Within seconds after hearing the sound, the first deer popped out. It was a doe. In late December, does tend to walk together, so I expected to see more, and I was not disappointed. Within seconds, 10 does were within 30-40 yards from my stand. They were moving among the trees. I knew it would be an easy shot at one of them, but I had to choose my target. Obviously, I wanted to shoot the biggest deer, to provide the most meat until next hunting season. But since the does weren’t standing beside one another, I couldn’t immediately tell which one I wanted to take.

And then it happened: One of the does “made” me. That means she saw something — maybe a slight movement on my part — that “spooked” her. Immediately, she and the whole pack of deer bolted. Instead of an easy shot and a freezer full of venison, I had nothing.

I sat there full of disappointment that I had not seized the moment and taken a shot more quickly. Why did I have to be so picky?

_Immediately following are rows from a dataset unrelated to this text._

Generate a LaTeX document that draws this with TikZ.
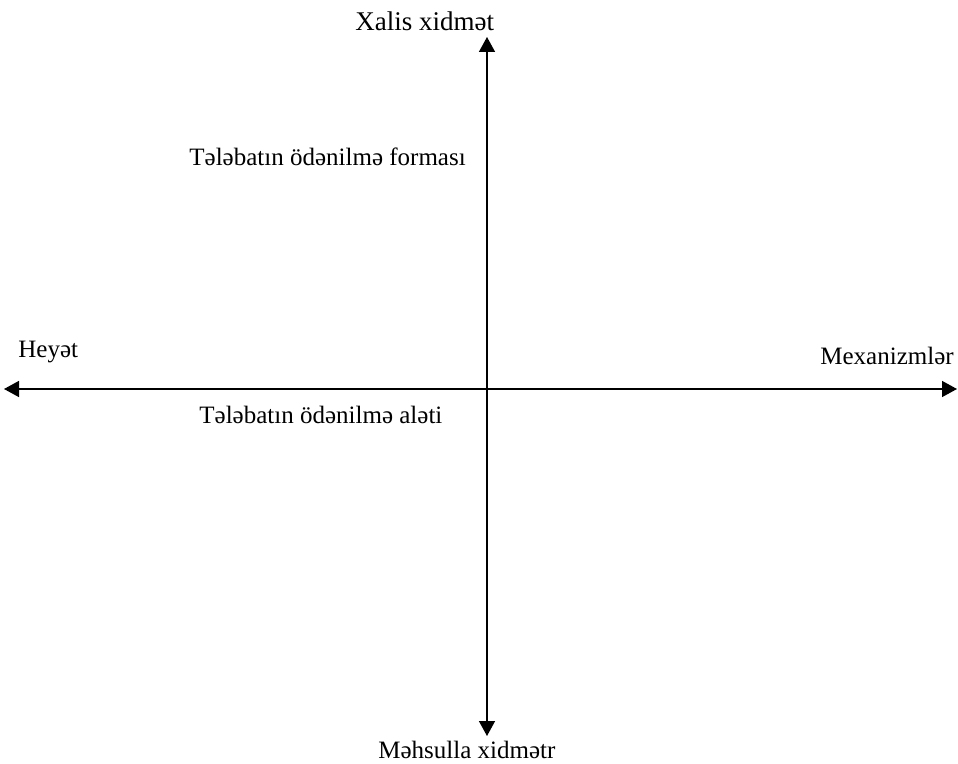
\documentclass[tikz,border=0pt]{standalone}
\usepackage{fontspec}
\setmainfont{Liberation Serif}
\usetikzlibrary{arrows.meta}
\begin{document}
\begin{tikzpicture}[x=0.5pt,y=-0.5pt,
  axis/.style={line width=0.75pt,{Triangle[length=7.5pt,width=8pt]}-{Triangle[length=7.5pt,width=8pt]}},
  lbl/.style={anchor=base west,inner sep=0pt,font=\fontsize{12.5}{15}\selectfont}]
  \useasboundingbox (0,0) rectangle (958,764);
  % axis end points
  \coordinate (top) at (487,37);
  \coordinate (bottom) at (487,736);
  \coordinate (left) at (4,389);
  \coordinate (right) at (957,389);
  % axes
  \draw[axis] (bottom) -- (top);
  \draw[axis] (left) -- (right);
  % labels
  \node[lbl,font=\fontsize{13.5}{16}\selectfont] (xalis) at (355,31) {Xalis xidmət};
  \node[lbl] (forma) at (189,166) {Tələbatın ödənilmə forması};
  \node[lbl] (heyet) at (18,358) {Heyət};
  \node[lbl] (mexan) at (820,365) {Mexanizmlər};
  \node[lbl] (aleti) at (199,423) {Tələbatın ödənilmə aləti};
  \node[lbl] (mehsul) at (378,758) {Məhsulla xidmətr};
\end{tikzpicture}
\end{document}
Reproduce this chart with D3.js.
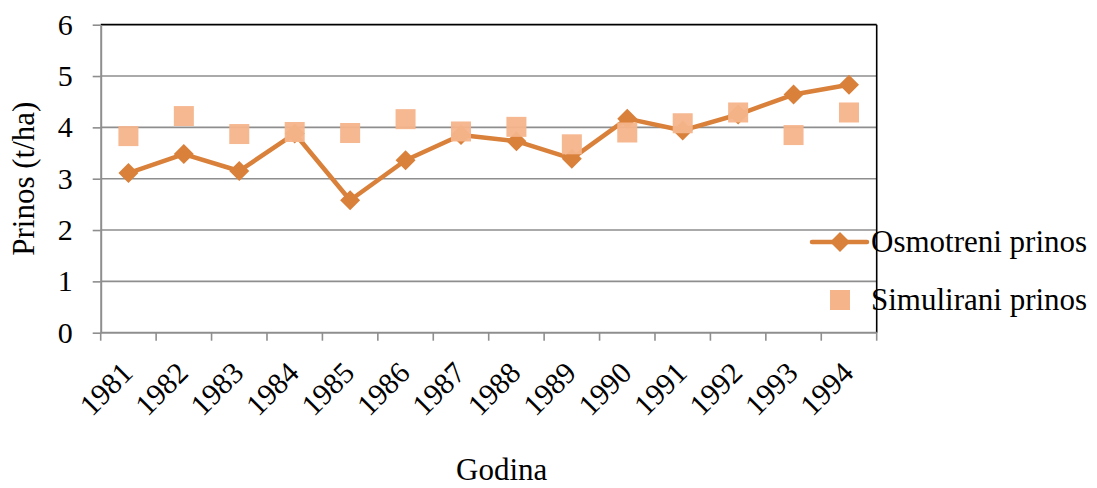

About an hour later, as the sun was setting, I heard another sound. From years of experience, I strongly suspected it was a buck, because it was walking alone, close to dark. I raised my gun and pointed toward the sound. And then I saw it. It was a clear shot at the body. It scampered about 20 yards, and I heard it fall. It was a beautiful buck, a “wall-hanger.”

Why am I telling you this hunting story? Because there’s a lesson to learned here for your life story.

Friends, we have a God who is able to take even our mistakes and failures and turn them into gold. I felt like a failure for not taking a shot earlier. But listen: If I had taken a shot at a doe earlier in the afternoon, I never would have seen the trophy buck that I killed later. God “causes all things to work together for good” (Romans 8:28).